Let the sun shine in. That's what Chanel did to transform its Midwest flagship on Michigan Avenue in Chicago.

Let the sun shine in.

That’s what Chanel did to transform its Midwest flagship on Michigan Avenue in Chicago. Workers spent five months redoing the 9,200-square-foot store, most notably opening large picture windows facing Michigan Avenue and East Lake Shore Drive that previously had been covered.

In addition, Chanel removed internal architecture, discarded enclosed accessory display cases and eliminated a private VIP ready-to-wear shopping area. The result is a bright, open space that encourages visitors to interact with the merchandise.

“It’s radically new and exciting,” Maureen Chiquet, who in January will become Chanel’s global chief executive officer, said of the remodel. “It was time to give this boutique a face-lift. The amount of light alone makes the store more inviting.”

Chiquet, who flew into Chicago Thursday for the boutique’s unveiling and in-store party benefiting the Women’s Board of the Joffrey Ballet, was pleased with the finished product. “It feels like a new store,” she said. “The access to accessories is so much better.”

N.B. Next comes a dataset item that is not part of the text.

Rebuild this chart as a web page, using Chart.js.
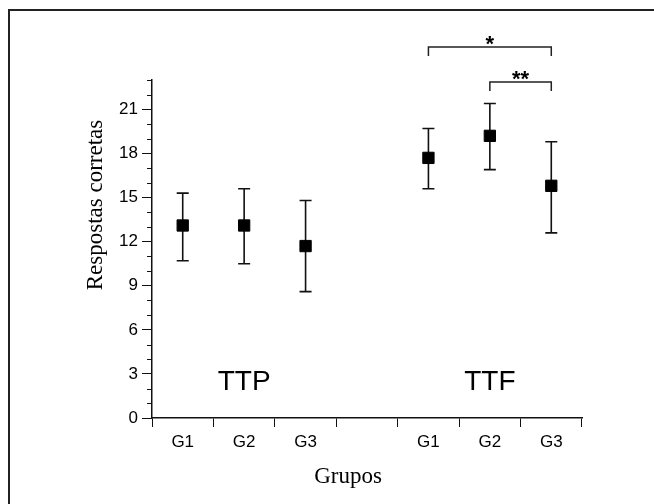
<!DOCTYPE html>
<html>
<head>
<meta charset="utf-8">
<style>
  html, body { margin: 0; padding: 0; background: #fff; }
  #grafico { display: block; }
</style>
<script src="https://cdn.jsdelivr.net/npm/chart.js@4.4.0/dist/chart.umd.min.js"></script>
</head>
<body>
<canvas id="grafico" width="654" height="504"></canvas>
<script>
// dados
let grupos = ["G1", "G2", "G3", "", "G1", "G2", "G3"];
let medias = [13.1, 13.1, 11.7, null, 17.7, 19.2, 15.8];
let limiteSup = [15.3, 15.6, 14.8, null, 19.7, 21.4, 18.8];
let limiteInf = [10.7, 10.5, 8.6, null, 15.6, 16.9, 12.6];
let yTicks = [0, 3, 6, 9, 12, 15, 18, 21];
let condicoes = ["TTP", "TTF"];
let condicaoPos = [1, 5];
let condicaoY = 2.4;
let comparacoes = [[4, 6, "*"], [5, 6, "**"]];

const serif = "'Liberation Serif', 'DejaVu Serif', serif";
const sans = "'Liberation Sans', Arial, sans-serif";

const extras = {
  id: 'extras',
  beforeDraw(chart) {
    const ctx = chart.ctx;
    ctx.save();
    // moldura (só esquerda e topo)
    ctx.strokeStyle = '#222';
    ctx.lineWidth = 2;
    ctx.beginPath();
    ctx.moveTo(9, 504);
    ctx.lineTo(9, 10);
    ctx.lineTo(654, 10);
    ctx.stroke();
    ctx.restore();
  },
  beforeDatasetsDraw(chart) {
    const ctx = chart.ctx;
    const x = chart.scales.x;
    const y = chart.scales.y;
    ctx.save();
    ctx.strokeStyle = '#111';
    ctx.lineWidth = 1.6;
    medias.forEach((m, i) => {
      if (m === null) return;
      const px = x.getPixelForValue(i);
      const top = y.getPixelForValue(limiteSup[i]);
      const bot = y.getPixelForValue(limiteInf[i]);
      ctx.beginPath();
      ctx.moveTo(px, top);
      ctx.lineTo(px, bot);
      ctx.moveTo(px - 6, top);
      ctx.lineTo(px + 6, top);
      ctx.moveTo(px - 6, bot);
      ctx.lineTo(px + 6, bot);
      ctx.stroke();
    });
    ctx.restore();
  },
  afterDraw(chart) {
    const ctx = chart.ctx;
    const x = chart.scales.x;
    const y = chart.scales.y;
    ctx.save();

    // ticks menores do eixo y
    ctx.strokeStyle = '#111';
    ctx.lineWidth = 1;
    for (let v = y.min; v <= y.max; v++) {
      if (v % 3 === 0) continue;
      const py = Math.round(y.getPixelForValue(v)) + 0.5;
      ctx.beginPath();
      ctx.moveTo(x.left - 5, py);
      ctx.lineTo(x.left, py);
      ctx.stroke();
    }

    // TTP / TTF
    ctx.fillStyle = '#000';
    ctx.font = "28px " + sans;
    ctx.textAlign = 'center';
    ctx.textBaseline = 'middle';
    condicoes.forEach((c, i) => {
      ctx.fillText(c, x.getPixelForValue(condicaoPos[i]), y.getPixelForValue(condicaoY));
    });

    // colchetes de significância
    const alturas = [47, 82];
    ctx.strokeStyle = '#222';
    ctx.lineWidth = 1.5;
    comparacoes.forEach(([a, b, txt], k) => {
      const x1 = x.getPixelForValue(a);
      const x2 = x.getPixelForValue(b);
      const h = alturas[k];
      ctx.beginPath();
      ctx.moveTo(x1, h + 9);
      ctx.lineTo(x1, h);
      ctx.lineTo(x2, h);
      ctx.lineTo(x2, h + 9);
      ctx.stroke();
      ctx.font = "bold 22px " + sans;
      ctx.fillText(txt, (x1 + x2) / 2, h - 2);
    });

    // títulos dos eixos
    ctx.font = "23px " + serif;
    ctx.textBaseline = 'alphabetic';
    ctx.fillText("Grupos", 348, 483);
    ctx.translate(102, 205);
    ctx.rotate(-Math.PI / 2);
    ctx.fillText("Respostas corretas", 0, 0);
    ctx.restore();
  }
};

const ctx = document.getElementById('grafico').getContext('2d');
new Chart(ctx, {
  type: 'line',
  data: {
    labels: grupos,
    datasets: [{
      data: medias,
      showLine: false,
      pointStyle: 'rect',
      pointRadius: 8,
      borderWidth: 1,
      backgroundColor: '#000',
      borderColor: '#000'
    }]
  },
  options: {
    responsive: false,
    animation: false,
    devicePixelRatio: 1,
    layout: { padding: { top: 80, right: 72, left: 0, bottom: 0 } },
    plugins: { legend: { display: false }, tooltip: { enabled: false } },
    scales: {
      x: {
        type: 'category',
        offset: true,
        grid: { offset: true, drawOnChartArea: false, tickLength: 9, tickColor: '#111', tickWidth: 1 },
        border: { color: '#111', width: 1.5 },
        ticks: { color: '#000', font: { family: sans, size: 17 }, padding: 5, maxRotation: 0 },
        afterFit(scale) { scale.height = 86; }
      },
      y: {
        min: 0,
        max: 23,
        grid: {
          drawOnChartArea: false,
          tickLength: 10,
          tickWidth: 1,
          tickColor: c => yTicks.includes(c.tick.value) ? '#111' : 'rgba(0,0,0,0)'
        },
        border: { color: '#111', width: 1.5 },
        ticks: {
          stepSize: 1,
          autoSkip: false,
          color: '#000',
          padding: 4,
          font: { family: sans, size: 17 },
          callback: v => yTicks.includes(v) ? v : ''
        },
        afterFit(scale) { scale.width = 152; }
      }
    }
  },
  plugins: [extras]
});
</script>
</body>
</html>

Chanel also took the opportunity to expand its offering of accessories, including sunglasses, handbags and shoes, and increase the size of its rtw offering.

“Before, the store ended rather abruptly,” Chiquet said, citing the private VIP salon that contained the boutique’s apparel. “We have a very loyal ready-to-wear customer in Chicago and now they can see [the collection] in all its glory,” she added.

Taking a cue from Chanel’s use of woven tweed fabrics, architect Peter Marino used building materials developed specially for the fashion house, such as woven carbon fiber, as well as using bundles of glass fiber, which were woven into wall coverings. “[Marino] has a great way of playing on the icons of the brand,” Chiquet said.

But Chanel’s signature black-and-white color scheme remained unchanged.

Chicago stylist Patric Chauvez incorporated those colors when designing costumes based on Chanel pearls, the camellia flower and ribbons for ballerinas who performed on raised platforms during the event, which attracted Gerald Arpino, artistic director of The Joffrey Ballet; Helen Melchior, president of the Women’s Board of the Joffrey Ballet; interior designer Nate Berkus, and Linda Johnson Rice, chief executive officer of Johnson Publishing.

The Thursday event also highlighted Chanel’s relationship with the ballet. The party publicized the Joffrey’s upcoming production of “Apollo,” the classic Russian ballet it will stage in February. The original production of “Apollo” in 1928 featured costumes by Coco Chanel, who fit ballerinas with antique pleated tunics bound with silk ties.

To support the Joffrey Ballet, Chanel donated “The Ultimate Parisian Fashion Experience” package to be auctioned at an upcoming Joffrey benefit. The package includes an invitation to attend a Chanel rtw show in Paris and a rare viewing of Coco Chanel’s private apartment.